Job – Both the line containing "Clone this chart in matplotlib." and the line containing "ax.set_axisbelow(True)" are part of the range to copy, along with every line between them. Copy it exactly and leave out the pictures.

● ● ● ●

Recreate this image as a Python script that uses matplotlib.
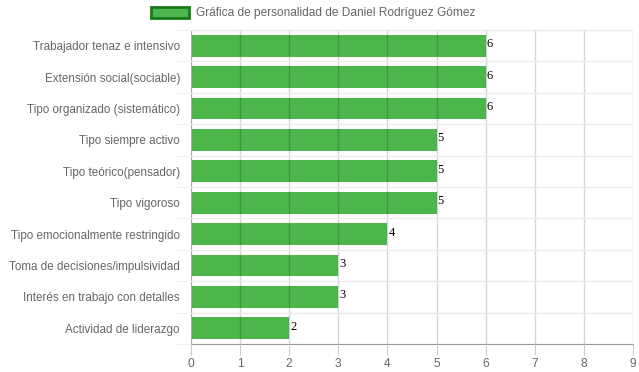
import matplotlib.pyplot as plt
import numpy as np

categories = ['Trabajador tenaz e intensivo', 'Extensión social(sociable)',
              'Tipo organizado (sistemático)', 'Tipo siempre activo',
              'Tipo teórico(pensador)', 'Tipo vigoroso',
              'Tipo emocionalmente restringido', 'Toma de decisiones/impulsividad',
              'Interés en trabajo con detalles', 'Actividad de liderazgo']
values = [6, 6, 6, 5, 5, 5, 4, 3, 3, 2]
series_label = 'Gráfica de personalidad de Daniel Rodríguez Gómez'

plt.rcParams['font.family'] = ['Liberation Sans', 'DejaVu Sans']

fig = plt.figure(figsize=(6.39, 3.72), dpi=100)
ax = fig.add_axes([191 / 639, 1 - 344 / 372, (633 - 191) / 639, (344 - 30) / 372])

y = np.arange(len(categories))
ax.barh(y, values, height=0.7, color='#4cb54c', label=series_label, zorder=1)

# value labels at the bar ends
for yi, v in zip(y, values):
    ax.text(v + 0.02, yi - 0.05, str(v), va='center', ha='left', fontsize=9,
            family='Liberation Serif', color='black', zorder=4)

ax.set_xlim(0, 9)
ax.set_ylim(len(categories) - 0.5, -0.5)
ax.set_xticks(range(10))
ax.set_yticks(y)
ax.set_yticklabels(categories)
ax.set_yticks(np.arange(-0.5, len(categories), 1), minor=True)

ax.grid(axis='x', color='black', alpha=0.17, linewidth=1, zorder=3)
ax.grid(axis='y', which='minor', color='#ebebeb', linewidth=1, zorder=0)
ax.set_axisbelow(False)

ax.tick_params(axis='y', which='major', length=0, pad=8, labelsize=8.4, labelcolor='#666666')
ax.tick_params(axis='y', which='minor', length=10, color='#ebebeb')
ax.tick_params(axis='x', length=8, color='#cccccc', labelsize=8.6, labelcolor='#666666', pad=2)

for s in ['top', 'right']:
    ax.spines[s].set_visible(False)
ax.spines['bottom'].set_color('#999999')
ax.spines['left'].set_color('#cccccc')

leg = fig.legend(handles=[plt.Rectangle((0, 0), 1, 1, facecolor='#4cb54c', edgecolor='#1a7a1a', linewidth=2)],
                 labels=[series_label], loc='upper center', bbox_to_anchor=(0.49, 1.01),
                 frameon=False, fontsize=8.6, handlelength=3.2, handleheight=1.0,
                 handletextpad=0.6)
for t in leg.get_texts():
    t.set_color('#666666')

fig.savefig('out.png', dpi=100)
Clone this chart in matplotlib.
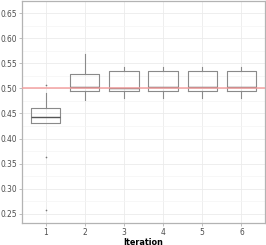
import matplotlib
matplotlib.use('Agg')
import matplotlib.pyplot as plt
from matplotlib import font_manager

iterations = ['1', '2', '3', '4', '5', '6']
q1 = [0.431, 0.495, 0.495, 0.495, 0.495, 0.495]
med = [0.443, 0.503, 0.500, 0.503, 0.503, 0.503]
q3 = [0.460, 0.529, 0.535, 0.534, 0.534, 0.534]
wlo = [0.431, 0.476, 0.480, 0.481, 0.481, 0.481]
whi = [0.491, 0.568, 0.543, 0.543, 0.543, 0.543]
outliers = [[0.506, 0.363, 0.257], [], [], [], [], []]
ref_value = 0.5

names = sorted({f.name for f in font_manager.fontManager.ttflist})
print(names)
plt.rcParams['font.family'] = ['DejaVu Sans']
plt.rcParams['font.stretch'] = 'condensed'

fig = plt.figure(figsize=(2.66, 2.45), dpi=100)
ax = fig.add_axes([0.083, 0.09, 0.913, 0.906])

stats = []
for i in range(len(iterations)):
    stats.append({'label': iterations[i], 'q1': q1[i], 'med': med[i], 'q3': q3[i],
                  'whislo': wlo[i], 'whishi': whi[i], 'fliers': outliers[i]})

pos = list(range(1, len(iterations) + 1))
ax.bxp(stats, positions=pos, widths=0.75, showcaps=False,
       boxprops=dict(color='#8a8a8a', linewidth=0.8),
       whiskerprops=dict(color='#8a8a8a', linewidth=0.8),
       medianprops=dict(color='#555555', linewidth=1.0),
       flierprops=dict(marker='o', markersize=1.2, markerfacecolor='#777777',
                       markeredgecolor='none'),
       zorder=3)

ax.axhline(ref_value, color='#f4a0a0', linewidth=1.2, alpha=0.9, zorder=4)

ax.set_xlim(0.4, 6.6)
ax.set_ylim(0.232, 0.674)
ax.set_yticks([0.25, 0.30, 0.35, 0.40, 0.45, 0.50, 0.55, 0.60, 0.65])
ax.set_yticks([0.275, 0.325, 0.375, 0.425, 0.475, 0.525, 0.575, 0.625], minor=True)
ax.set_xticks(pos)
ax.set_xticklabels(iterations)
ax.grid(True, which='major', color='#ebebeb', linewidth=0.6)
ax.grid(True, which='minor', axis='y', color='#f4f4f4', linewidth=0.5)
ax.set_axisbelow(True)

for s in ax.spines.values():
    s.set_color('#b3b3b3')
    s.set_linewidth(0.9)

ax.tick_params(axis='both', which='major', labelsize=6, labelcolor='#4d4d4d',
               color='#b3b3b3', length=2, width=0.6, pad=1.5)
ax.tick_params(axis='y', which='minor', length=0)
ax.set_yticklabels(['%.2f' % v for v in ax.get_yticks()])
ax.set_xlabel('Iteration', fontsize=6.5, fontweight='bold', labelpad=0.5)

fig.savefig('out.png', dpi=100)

● ● ● ●

Written response –
Clone this chart in matplotlib.
import matplotlib
matplotlib.use('Agg')
import matplotlib.pyplot as plt
from matplotlib import font_manager

iterations = ['1', '2', '3', '4', '5', '6']
q1 = [0.431, 0.495, 0.495, 0.495, 0.495, 0.495]
med = [0.443, 0.503, 0.500, 0.503, 0.503, 0.503]
q3 = [0.460, 0.529, 0.535, 0.534, 0.534, 0.534]
wlo = [0.431, 0.476, 0.480, 0.481, 0.481, 0.481]
whi = [0.491, 0.568, 0.543, 0.543, 0.543, 0.543]
outliers = [[0.506, 0.363, 0.257], [], [], [], [], []]
ref_value = 0.5

names = sorted({f.name for f in font_manager.fontManager.ttflist})
print(names)
plt.rcParams['font.family'] = ['DejaVu Sans']
plt.rcParams['font.stretch'] = 'condensed'

fig = plt.figure(figsize=(2.66, 2.45), dpi=100)
ax = fig.add_axes([0.083, 0.09, 0.913, 0.906])

stats = []
for i in range(len(iterations)):
    stats.append({'label': iterations[i], 'q1': q1[i], 'med': med[i], 'q3': q3[i],
                  'whislo': wlo[i], 'whishi': whi[i], 'fliers': outliers[i]})

pos = list(range(1, len(iterations) + 1))
ax.bxp(stats, positions=pos, widths=0.75, showcaps=False,
       boxprops=dict(color='#8a8a8a', linewidth=0.8),
       whiskerprops=dict(color='#8a8a8a', linewidth=0.8),
       medianprops=dict(color='#555555', linewidth=1.0),
       flierprops=dict(marker='o', markersize=1.2, markerfacecolor='#777777',
                       markeredgecolor='none'),
       zorder=3)

ax.axhline(ref_value, color='#f4a0a0', linewidth=1.2, alpha=0.9, zorder=4)

ax.set_xlim(0.4, 6.6)
ax.set_ylim(0.232, 0.674)
ax.set_yticks([0.25, 0.30, 0.35, 0.40, 0.45, 0.50, 0.55, 0.60, 0.65])
ax.set_yticks([0.275, 0.325, 0.375, 0.425, 0.475, 0.525, 0.575, 0.625], minor=True)
ax.set_xticks(pos)
ax.set_xticklabels(iterations)
ax.grid(True, which='major', color='#ebebeb', linewidth=0.6)
ax.grid(True, which='minor', axis='y', color='#f4f4f4', linewidth=0.5)
ax.set_axisbelow(True)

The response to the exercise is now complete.